Energiepolitik ist auch Sache der Regionen

Der langsame Umbau des Energiemix liegt auch an unterschiedlichen Zuständigkeiten. Belgien gliedert sich in das niederländischsprachige Flandern, das frankophone Wallonien und die zweisprachige Hauptstadtregion Brüssel. Diese Regionen haben einen Autonomiegrad, der denjenigen deutscher Bundesländer weit übertrifft. Unter anderem sind sie auch für weite Teile der Energieversorgung zuständig.

So entscheidet Belgiens föderale Regierung nur in Fragen der Atomenergie und bei Windparks in der Nordsee. Bei allen anderen Energieträgern obliegen die Genehmigungen den Regionen in ihrem jeweiligen Gebiet. Diese unterschiedlichen Kompetenzen haben die Implementierung einer umfassenden Energiewende in den vergangenen Jahren behindert. Auch Belgiens 2019 verabschiedeter Nationaler Energie- und Klimaplan bis 2030 ist das Ergebnis langwieriger Verhandlungen zwischen den Regionen und der Föderalregierung. Flandern, Wallonien und Brüssel haben auch jeweils eigene Energie- und Klimapläne.

Mehr Geld für erneuerbare Quellen

Mitte März 2022 hat das föderale Kabinett mit der Verlängerung der beiden Atomreaktoren auch beschlossen, 1,2 Milliarden Euro zusätzlich für regenerative Energieträger bereitzustellen. Bereits die Energie- und Klimapläne bis 2030 skizzieren einen umfangreichen Ausbau.

Photovoltaikanlagen haben 2021 Strom im Umfang von 4,7 Terawattstunden erzeugt. Das waren 9,7 Prozent mehr als 2020. Bis 2030 soll die jährliche Solarstromgewinnung auf 9,7 Terawattstunden steigen.

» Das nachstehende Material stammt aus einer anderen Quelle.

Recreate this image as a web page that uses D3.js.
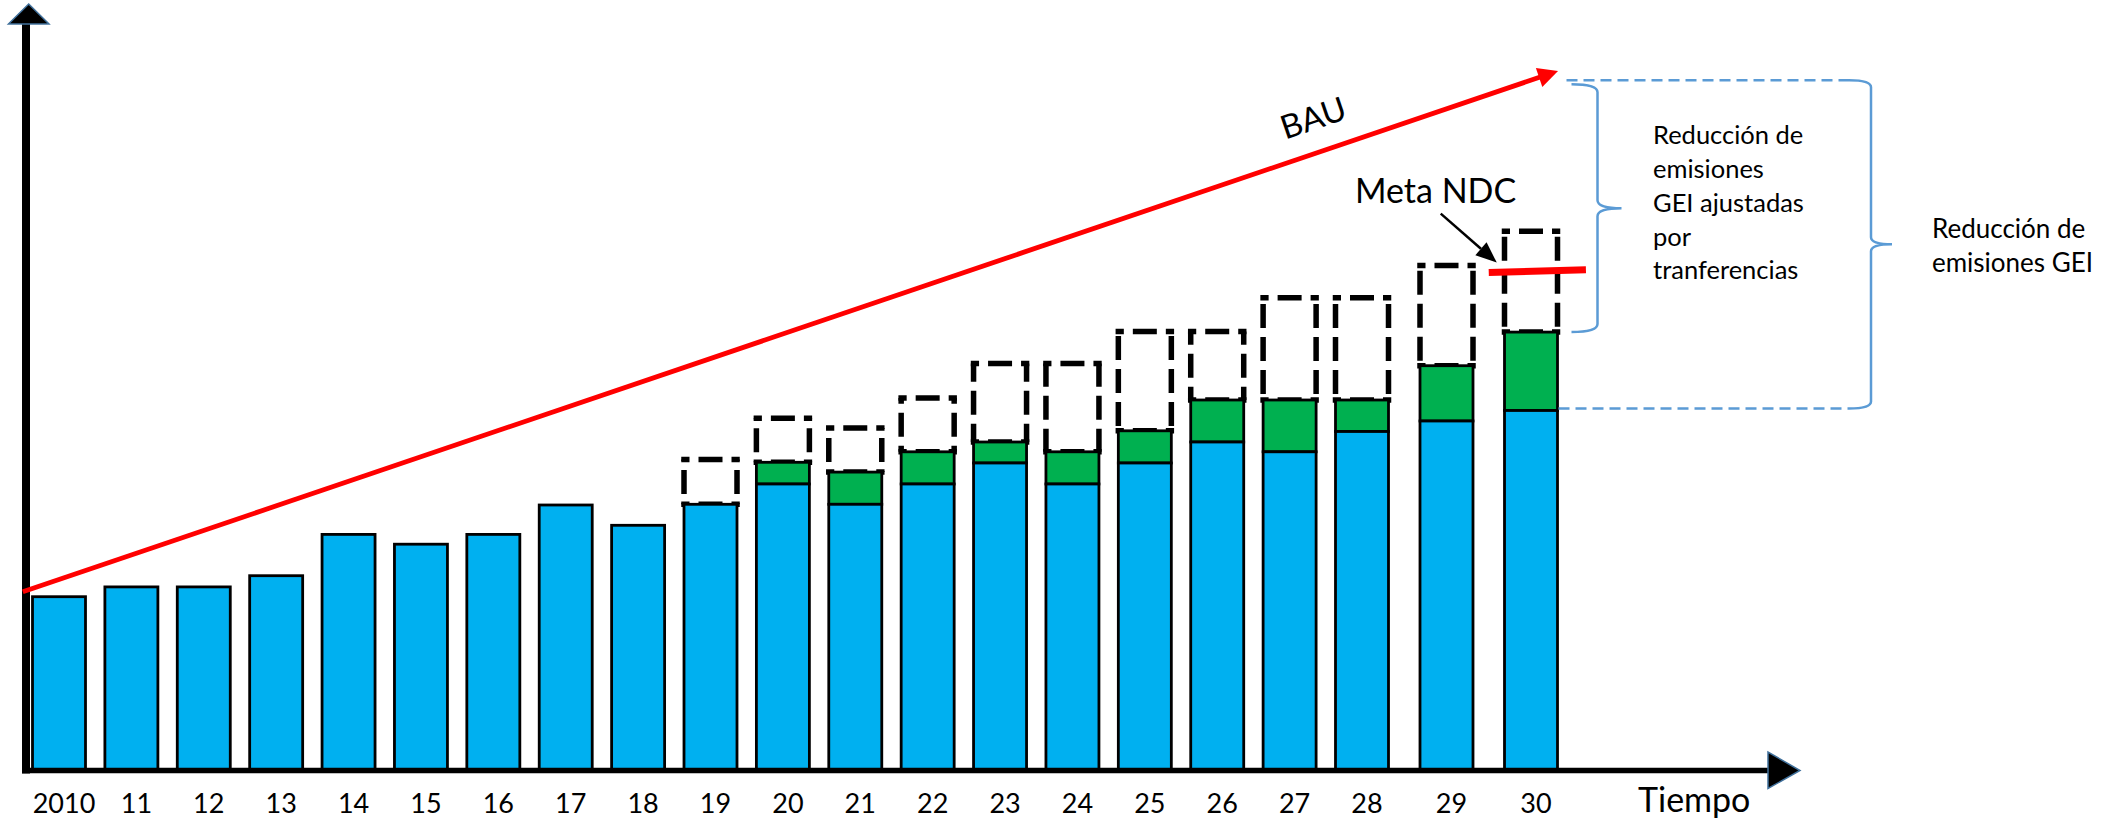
<!DOCTYPE html>
<html>
<head>
<meta charset="utf-8">
<script src="https://cdn.jsdelivr.net/npm/d3@7/dist/d3.min.js"></script>
<style>
  html, body { margin: 0; padding: 0; background: #ffffff; }
  svg { display: block; }
  text { font-family: Lato, "Open Sans", sans-serif; fill: #000; }
</style>
</head>
<body>
<svg id="chart" width="2121" height="820"></svg>
<script>
// ---------------- data ----------------
const years = [2010, 2011, 2012, 2013, 2014, 2015, 2016, 2017, 2018, 2019, 2020,
               2021, 2022, 2023, 2024, 2025, 2026, 2027, 2028, 2029, 2030];
const yearLabels = ["2010", "11", "12", "13", "14", "15", "16", "17", "18", "19", "20",
                    "21", "22", "23", "24", "25", "26", "27", "28", "29", "30"];
// emisiones (barra azul)
const emisiones = [24.9, 26.3, 26.3, 27.9, 33.8, 32.4, 33.8, 38.0, 35.1, 38.1, 41.0,
                   38.1, 41.0, 44.0, 41.0, 44.0, 47.0, 45.6, 48.5, 50.0, 51.5];
// emisiones + transferencias (tope de la barra verde)
const conTransferencias = [null, null, null, null, null, null, null, null, null, null, 44.1,
                           42.7, 45.6, 47.0, 45.6, 48.6, 53.0, 53.0, 53.0, 57.9, 62.7];
// nivel de reducción (caja punteada)
const reduccion = [null, null, null, null, null, null, null, null, null, 44.5, 50.4,
                   49.0, 53.3, 58.2, 58.2, 62.8, 62.8, 67.6, 67.6, 72.2, 77.1];
// línea BAU (inicio y fin)
const bauYears = [2009.5, 2030.32];
const bauValues = [25.6, 100];
// Meta NDC
const metaYears = [2029.5, 2030.65];
const metaValues = [71.2, 71.6];

// ---------------- scales ----------------
const svg = d3.select("#chart");
const x = d3.scaleLinear().domain([2010, 2028, 2030]).range([59, 1362, 1531]);
const y = d3.scaleLinear().domain([0, 100]).range([771, 71]);
const barW = 53;

const BLUE = "#00b0f0", GREEN = "#00b050", RED = "#ff0000", BRACE = "#5b9bd5";

const rows = years.map((yr, i) => ({
  yr, label: yearLabels[i], e: emisiones[i], t: conTransferencias[i], r: reduccion[i]
}));

// ---------------- dashed reduction boxes (dashes centred on each side) ----------------
const DASH = 24, GAP = 9, PER = DASH + GAP;
function dashedSide(g, x1, y1, x2, y2) {
  const L = Math.hypot(x2 - x1, y2 - y1);
  const s0 = L / 2 - DASH / 2;
  const off = ((PER - (s0 % PER)) % PER + PER) % PER;
  g.append("line")
    .attr("x1", x1).attr("y1", y1).attr("x2", x2).attr("y2", y2)
    .attr("stroke", "#000").attr("stroke-width", 5.5)
    .attr("stroke-dasharray", `${DASH} ${GAP}`)
    .attr("stroke-dashoffset", off);
}
const boxG = svg.append("g");
rows.filter(d => d.r !== null).forEach(d => {
  const x0 = x(d.yr) - barW / 2, x1 = x(d.yr) + barW / 2;
  const yT = y(d.r), yB = y(d.t !== null ? d.t : d.e);
  const g = boxG.append("g");
  dashedSide(g, x0 - 2.75, yT, x1 + 2.75, yT);
  dashedSide(g, x0, yT, x0, yB);
  dashedSide(g, x1, yT, x1, yB);
  dashedSide(g, x0 - 2.75, yB, x1 + 2.75, yB);
});

// ---------------- green (transfers) ----------------
svg.append("g").selectAll("rect")
  .data(rows.filter(d => d.t !== null))
  .join("rect")
  .attr("x", d => x(d.yr) - barW / 2)
  .attr("width", barW)
  .attr("y", d => y(d.t))
  .attr("height", d => y(d.e) - y(d.t))
  .attr("fill", GREEN)
  .attr("stroke", "#000")
  .attr("stroke-width", 2.8);

// ---------------- blue bars ----------------
svg.append("g").selectAll("rect")
  .data(rows)
  .join("rect")
  .attr("x", d => x(d.yr) - barW / 2)
  .attr("width", barW)
  .attr("y", d => y(d.e))
  .attr("height", d => y(0) - y(d.e))
  .attr("fill", BLUE)
  .attr("stroke", "#000")
  .attr("stroke-width", 2.8);

// ---------------- axes ----------------
const axisG = svg.append("g");
axisG.append("line")
  .attr("x1", 26).attr("x2", 26).attr("y1", 22).attr("y2", y(0) + 2.5)
  .attr("stroke", "#000").attr("stroke-width", 8);
axisG.append("polygon")
  .attr("points", [[28.7, 4], [8.5, 24], [49, 24]].map(p => p.join(",")).join(" "))
  .attr("fill", "#000").attr("stroke", "#41719c").attr("stroke-width", 1.5);
axisG.append("line")
  .attr("x1", 22).attr("x2", 1769).attr("y1", y(0) - 0.5).attr("y2", y(0) - 0.5)
  .attr("stroke", "#000").attr("stroke-width", 5.5);
axisG.append("polygon")
  .attr("points", [[1768, 752], [1768, 788.5], [1800, 770.5]].map(p => p.join(",")).join(" "))
  .attr("fill", "#000").attr("stroke", "#41719c").attr("stroke-width", 1.5);

// year labels
svg.append("g").selectAll("text")
  .data(rows)
  .join("text")
  .attr("x", d => x(d.yr) + 5)
  .attr("y", 813)
  .attr("text-anchor", "middle")
  .attr("font-size", 27)
  .text(d => d.label);

svg.append("text")
  .attr("x", 1638).attr("y", 812)
  .attr("font-size", 34)
  .text("Tiempo");

// ---------------- BAU line ----------------
const b0 = [x(bauYears[0]), y(bauValues[0])];
const b1 = [x(bauYears[1]), y(bauValues[1])];
const dx = b1[0] - b0[0], dy = b1[1] - b0[1];
const len = Math.hypot(dx, dy);
const ux = dx / len, uy = dy / len;
const headL = 20, headW = 10;
svg.append("line")
  .attr("x1", b0[0]).attr("y1", b0[1])
  .attr("x2", b1[0] - ux * (headL - 2)).attr("y2", b1[1] - uy * (headL - 2))
  .attr("stroke", RED).attr("stroke-width", 4.8);
svg.append("polygon")
  .attr("points", [
    [b1[0], b1[1]],
    [b1[0] - ux * headL - uy * headW, b1[1] - uy * headL + ux * headW],
    [b1[0] - ux * headL + uy * headW, b1[1] - uy * headL - ux * headW]
  ].map(p => p.join(",")).join(" "))
  .attr("fill", RED);

const angle = Math.atan2(dy, dx) * 180 / Math.PI;
svg.append("text")
  .attr("transform", `translate(1317,129) rotate(${angle})`)
  .attr("text-anchor", "middle")
  .attr("font-size", 33)
  .text("BAU");

// BAU value at 2030 (screen interpolation along the line)
const bauAt = xx => b0[1] + (xx - b0[0]) * dy / dx;
const x30 = x(2030);
const yTopBig = bauAt(x30);
const yBotBig = y(emisiones[emisiones.length - 1]) - 2;
const yTopSmall = yTopBig + 4;
const yBotSmall = y(conTransferencias[conTransferencias.length - 1]);
const barRight = x30 + barW / 2;

// ---------------- Meta NDC ----------------
svg.append("line")
  .attr("x1", x(metaYears[0])).attr("y1", y(metaValues[0]))
  .attr("x2", x(metaYears[1])).attr("y2", y(metaValues[1]))
  .attr("stroke", RED).attr("stroke-width", 7);

svg.append("text")
  .attr("x", 1355).attr("y", 203)
  .attr("font-size", 34)
  .text("Meta NDC");

const tip = [x(metaYears[0]) + 8, y(metaValues[0]) - 10];
const st = [tip[0] - 56, tip[1] - 49];
{
  const ddx = tip[0] - st[0], ddy = tip[1] - st[1];
  const l = Math.hypot(ddx, ddy), vx = ddx / l, vy = ddy / l;
  const hl = 21, hw = 8.5;
  svg.append("line")
    .attr("x1", st[0]).attr("y1", st[1])
    .attr("x2", tip[0] - vx * hl).attr("y2", tip[1] - vy * hl)
    .attr("stroke", "#000").attr("stroke-width", 2.5);
  svg.append("polygon")
    .attr("points", [
      tip,
      [tip[0] - vx * hl - vy * hw, tip[1] - vy * hl + vx * hw],
      [tip[0] - vx * hl + vy * hw, tip[1] - vy * hl - vx * hw]
    ].map(p => p.join(",")).join(" "))
    .attr("fill", "#000");
}

// ---------------- braces ----------------
function bracePath(xl, xv, xt, y0, y1, r) {
  const ym = (y0 + y1) / 2;
  return `M${xl},${y0} Q${xv},${y0} ${xv},${y0 + r} L${xv},${ym - r} ` +
         `Q${xv},${ym} ${xt},${ym} Q${xv},${ym} ${xv},${ym + r} ` +
         `L${xv},${y1 - r} Q${xv},${y1} ${xl},${y1}`;
}
// small brace (solid)
svg.append("path")
  .attr("d", bracePath(barRight + 14, barRight + 40, barRight + 64, yTopSmall, yBotSmall, 8))
  .attr("fill", "none").attr("stroke", BRACE).attr("stroke-width", 2.5);

// big brace with dashed leaders
const xvBig = 1871;
svg.append("path")
  .attr("d", bracePath(xvBig - 22, xvBig, xvBig + 21, yTopBig, yBotBig, 7))
  .attr("fill", "none").attr("stroke", BRACE).attr("stroke-width", 2.5);
svg.append("line")
  .attr("x1", barRight + 9).attr("x2", xvBig - 22)
  .attr("y1", yTopBig).attr("y2", yTopBig)
  .attr("stroke", BRACE).attr("stroke-width", 2.5).attr("stroke-dasharray", "11 6");
svg.append("line")
  .attr("x1", barRight + 1).attr("x2", xvBig - 22)
  .attr("y1", yBotBig).attr("y2", yBotBig)
  .attr("stroke", BRACE).attr("stroke-width", 2.5).attr("stroke-dasharray", "11 6");

// ---------------- brace texts ----------------
const midSmall = (yTopSmall + yBotSmall) / 2;
const t1 = ["Reducción de", "emisiones", "GEI ajustadas", "por", "tranferencias"];
svg.append("g").selectAll("text")
  .data(t1)
  .join("text")
  .attr("x", 1653)
  .attr("y", (d, i) => midSmall - 64 + i * 33.8)
  .attr("font-size", 25.5)
  .text(d => d);

const midBig = (yTopBig + yBotBig) / 2;
const t2 = ["Reducción de", "emisiones GEI"];
svg.append("g").selectAll("text")
  .data(t2)
  .join("text")
  .attr("x", 1932)
  .attr("y", (d, i) => midBig - 6 + i * 33.4)
  .attr("font-size", 26)
  .text(d => d);
</script>
</body>
</html>
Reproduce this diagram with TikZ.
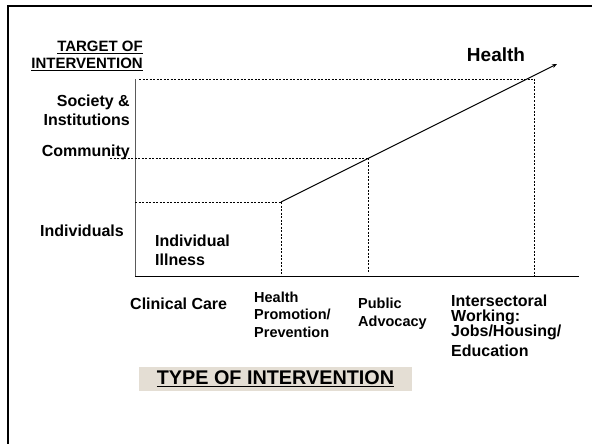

Darüber hinaus haben Windparks in der Nordsee 2021 etwa 6,8 Terawattstunden Strom produziert. Das war in etwa so viel wie im Vorjahr, da deren Kapazität mit 2,3 Gigawatt gleich blieb. Bis 2030 soll die installierte Leistung in der Nordsee jedoch 4 Gigawatt erreichen. Windkraftanlagen zu Lande haben 2021 weitere 4 Terawattstunden an Strom bereitgestellt. Auch hier soll es bis 2030 zu einem starken Wachstum auf 9,6 Terawattstunden kommen. Davon sollen 5 Terawattstunden auf Flandern und 4,6 Terawattstunden auf Wallonien entfallen. Die Hauptstadtregion Brüssel setzt nicht auf Windparks.

Demgegenüber summierte sich die Stromerzeugung der beiden AKWs in Doel und Tihange im Jahr 2021 auf 48,1 Terawattstunden.